The function of these big business men who control the defense program and all defense agencies is a simple one: they insure the continued flow of contracts to their respective corporations and thereby the large profits accruing from the war boom. A casual perusal of the financial pages of the leading papers in the country or the Federal Reserve Bank and National City Bank reports will show that, despite new rises in taxation, profits of all the large corporations engaged in war production have risen enormously. These men are in Washington to prevent the enactment of measures limiting profits, to insure the retention of their contracts and to control the business arising out of American efforts to become the “arsenal of democracy.”

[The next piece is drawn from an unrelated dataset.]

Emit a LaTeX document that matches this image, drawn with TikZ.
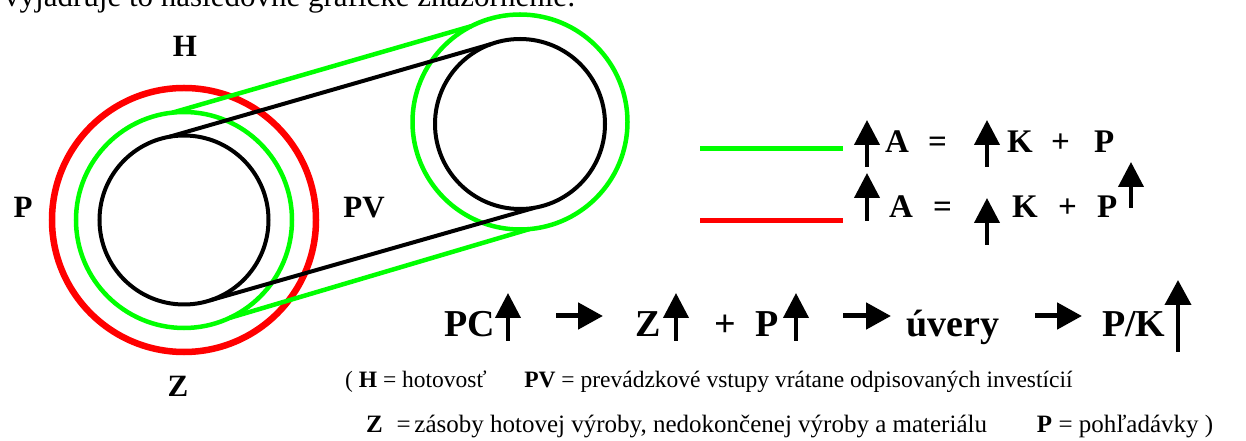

Thus, monopoly capitalism also retains its death-like grip on economy. It is estimated that, out of more than 180,000 manufacturing firms in the country, only a little more than 6,000 are participating in the war boom. One therefore can readily understand the rising paternal attitude toward the small business man by sections of the Administration, backwoods congressmen and a portion of the bourgeois press. They foresee trouble ahead as a result of the great economic dislocation which accompanies the defense program.

Reformists and “socialist” well-wishers of the Roosevelt Administration may, at one and the same time, denounce big business and plead extenuating circumstances surrounding the President, but they cannot alter this condition.

It is impossible for a bourgeois state, preparing for war, to conduct itself in any other way. The era of Rooseveltian reformism is over. Today we are living in the first stages of a war economy.